Source code of charts:

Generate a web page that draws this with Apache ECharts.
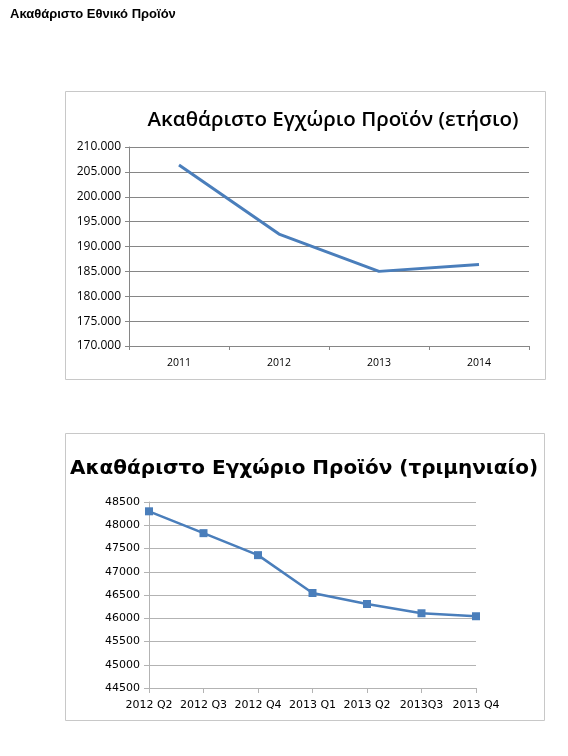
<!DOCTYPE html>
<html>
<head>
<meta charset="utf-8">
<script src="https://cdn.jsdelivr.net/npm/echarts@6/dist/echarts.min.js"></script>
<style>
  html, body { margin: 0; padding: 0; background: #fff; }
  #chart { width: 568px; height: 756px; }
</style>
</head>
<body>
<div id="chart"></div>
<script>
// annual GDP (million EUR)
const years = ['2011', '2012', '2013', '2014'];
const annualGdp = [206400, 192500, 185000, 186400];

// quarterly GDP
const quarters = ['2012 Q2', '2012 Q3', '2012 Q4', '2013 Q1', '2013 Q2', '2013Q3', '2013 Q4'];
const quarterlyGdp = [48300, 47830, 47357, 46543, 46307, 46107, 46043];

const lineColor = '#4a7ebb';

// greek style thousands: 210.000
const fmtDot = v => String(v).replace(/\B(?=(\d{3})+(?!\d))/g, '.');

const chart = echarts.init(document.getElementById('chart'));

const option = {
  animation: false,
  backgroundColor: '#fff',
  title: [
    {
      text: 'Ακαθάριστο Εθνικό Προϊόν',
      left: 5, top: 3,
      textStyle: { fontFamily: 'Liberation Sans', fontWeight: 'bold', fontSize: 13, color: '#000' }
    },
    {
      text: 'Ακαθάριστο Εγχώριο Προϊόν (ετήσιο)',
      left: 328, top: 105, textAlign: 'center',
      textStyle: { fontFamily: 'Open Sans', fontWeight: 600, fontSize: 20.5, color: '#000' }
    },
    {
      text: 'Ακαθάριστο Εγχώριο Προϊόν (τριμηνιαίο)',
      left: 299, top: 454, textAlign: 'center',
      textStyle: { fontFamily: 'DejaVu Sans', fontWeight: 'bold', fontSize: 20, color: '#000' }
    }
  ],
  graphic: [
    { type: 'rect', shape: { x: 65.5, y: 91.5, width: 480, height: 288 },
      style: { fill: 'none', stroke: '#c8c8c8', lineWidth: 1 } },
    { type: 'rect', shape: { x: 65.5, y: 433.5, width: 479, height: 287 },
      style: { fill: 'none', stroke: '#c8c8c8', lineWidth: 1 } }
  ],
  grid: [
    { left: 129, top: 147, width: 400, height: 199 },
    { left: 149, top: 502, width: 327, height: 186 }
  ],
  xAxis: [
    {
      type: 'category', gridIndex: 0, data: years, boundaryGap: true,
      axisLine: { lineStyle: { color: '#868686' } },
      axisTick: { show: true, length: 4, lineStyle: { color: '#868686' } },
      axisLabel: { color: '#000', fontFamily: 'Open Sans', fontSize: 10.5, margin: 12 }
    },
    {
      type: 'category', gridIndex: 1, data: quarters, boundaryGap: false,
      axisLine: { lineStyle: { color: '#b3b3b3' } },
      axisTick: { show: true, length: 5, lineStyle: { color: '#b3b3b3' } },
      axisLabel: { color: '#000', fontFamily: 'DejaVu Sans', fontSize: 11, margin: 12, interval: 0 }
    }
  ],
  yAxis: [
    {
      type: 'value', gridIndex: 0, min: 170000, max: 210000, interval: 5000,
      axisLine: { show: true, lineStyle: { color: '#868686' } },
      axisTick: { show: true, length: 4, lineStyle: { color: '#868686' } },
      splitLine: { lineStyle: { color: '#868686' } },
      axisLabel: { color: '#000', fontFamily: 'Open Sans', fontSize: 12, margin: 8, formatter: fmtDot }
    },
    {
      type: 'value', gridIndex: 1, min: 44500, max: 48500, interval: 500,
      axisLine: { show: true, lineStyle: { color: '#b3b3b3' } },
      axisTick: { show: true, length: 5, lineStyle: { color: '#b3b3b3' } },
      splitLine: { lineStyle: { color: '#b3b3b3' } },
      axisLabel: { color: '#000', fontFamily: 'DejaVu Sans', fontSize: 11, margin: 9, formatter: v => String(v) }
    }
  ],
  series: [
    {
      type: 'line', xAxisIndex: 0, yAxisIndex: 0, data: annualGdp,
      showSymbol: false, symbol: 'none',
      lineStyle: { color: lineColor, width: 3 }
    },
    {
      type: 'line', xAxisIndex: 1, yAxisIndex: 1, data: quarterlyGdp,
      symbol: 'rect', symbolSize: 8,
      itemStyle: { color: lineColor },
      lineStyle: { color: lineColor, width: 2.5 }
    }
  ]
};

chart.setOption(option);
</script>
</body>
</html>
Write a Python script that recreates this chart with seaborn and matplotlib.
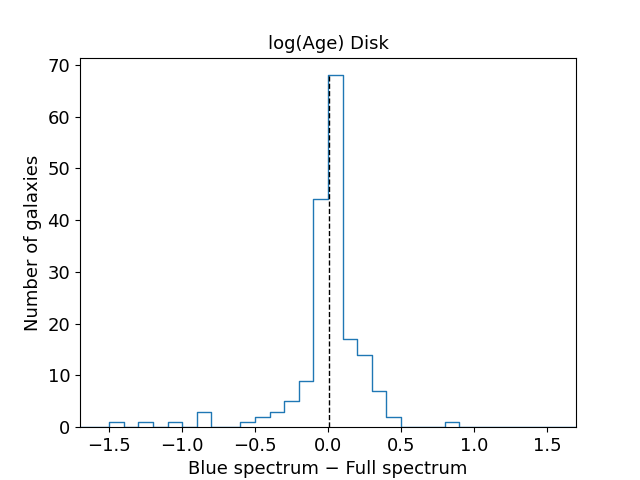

• Problem to solve: Quote every line word for word and keep the images out of the copy.

• Correct response:
Generate a web page that draws this with Apache ECharts.
<!DOCTYPE html>
<html>
<head>
<meta charset="utf-8">
<script src="https://cdn.jsdelivr.net/npm/echarts@6/dist/echarts.min.js"></script>
<style>
  html, body { margin: 0; padding: 0; background: #fff; }
  #chart { width: 568px; height: 756px; }
</style>
</head>
<body>
<div id="chart"></div>
<script>
// annual GDP (million EUR)
const years = ['2011', '2012', '2013', '2014'];
const annualGdp = [206400, 192500, 185000, 186400];

// quarterly GDP
const quarters = ['2012 Q2', '2012 Q3', '2012 Q4', '2013 Q1', '2013 Q2', '2013Q3', '2013 Q4'];
const quarterlyGdp = [48300, 47830, 47357, 46543, 46307, 46107, 46043];

const lineColor = '#4a7ebb';

// greek style thousands: 210.000
const fmtDot = v => String(v).replace(/\B(?=(\d{3})+(?!\d))/g, '.');

const chart = echarts.init(document.getElementById('chart'));

const option = {
  animation: false,
  backgroundColor: '#fff',
  title: [
    {
      text: 'Ακαθάριστο Εθνικό Προϊόν',
      left: 5, top: 3,
      textStyle: { fontFamily: 'Liberation Sans', fontWeight: 'bold', fontSize: 13, color: '#000' }
    },
    {
      text: 'Ακαθάριστο Εγχώριο Προϊόν (ετήσιο)',
      left: 328, top: 105, textAlign: 'center',
      textStyle: { fontFamily: 'Open Sans', fontWeight: 600, fontSize: 20.5, color: '#000' }
    },
    {
      text: 'Ακαθάριστο Εγχώριο Προϊόν (τριμηνιαίο)',
      left: 299, top: 454, textAlign: 'center',
      textStyle: { fontFamily: 'DejaVu Sans', fontWeight: 'bold', fontSize: 20, color: '#000' }
    }
  ],
  graphic: [
    { type: 'rect', shape: { x: 65.5, y: 91.5, width: 480, height: 288 },
      style: { fill: 'none', stroke: '#c8c8c8', lineWidth: 1 } },
    { type: 'rect', shape: { x: 65.5, y: 433.5, width: 479, height: 287 },
      style: { fill: 'none', stroke: '#c8c8c8', lineWidth: 1 } }
  ],
  grid: [
    { left: 129, top: 147, width: 400, height: 199 },
    { left: 149, top: 502, width: 327, height: 186 }
  ],
  xAxis: [
    {
      type: 'category', gridIndex: 0, data: years, boundaryGap: true,
      axisLine: { lineStyle: { color: '#868686' } },
      axisTick: { show: true, length: 4, lineStyle: { color: '#868686' } },
      axisLabel: { color: '#000', fontFamily: 'Open Sans', fontSize: 10.5, margin: 12 }
    },
    {
      type: 'category', gridIndex: 1, data: quarters, boundaryGap: false,
      axisLine: { lineStyle: { color: '#b3b3b3' } },
      axisTick: { show: true, length: 5, lineStyle: { color: '#b3b3b3' } },
      axisLabel: { color: '#000', fontFamily: 'DejaVu Sans', fontSize: 11, margin: 12, interval: 0 }
    }
  ],
  yAxis: [
    {
      type: 'value', gridIndex: 0, min: 170000, max: 210000, interval: 5000,
      axisLine: { show: true, lineStyle: { color: '#868686' } },
      axisTick: { show: true, length: 4, lineStyle: { color: '#868686' } },
      splitLine: { lineStyle: { color: '#868686' } },
      axisLabel: { color: '#000', fontFamily: 'Open Sans', fontSize: 12, margin: 8, formatter: fmtDot }
    },
    {
      type: 'value', gridIndex: 1, min: 44500, max: 48500, interval: 500,
      axisLine: { show: true, lineStyle: { color: '#b3b3b3' } },
      axisTick: { show: true, length: 5, lineStyle: { color: '#b3b3b3' } },
      splitLine: { lineStyle: { color: '#b3b3b3' } },
      axisLabel: { color: '#000', fontFamily: 'DejaVu Sans', fontSize: 11, margin: 9, formatter: v => String(v) }
    }
  ],
  series: [
    {
      type: 'line', xAxisIndex: 0, yAxisIndex: 0, data: annualGdp,
      showSymbol: false, symbol: 'none',
      lineStyle: { color: lineColor, width: 3 }
    },
    {
      type: 'line', xAxisIndex: 1, yAxisIndex: 1, data: quarterlyGdp,
      symbol: 'rect', symbolSize: 8,
      itemStyle: { color: lineColor },
      lineStyle: { color: lineColor, width: 2.5 }
    }
  ]
};

chart.setOption(option);
</script>
</body>
</html>
Write a Python script that recreates this chart with seaborn and matplotlib.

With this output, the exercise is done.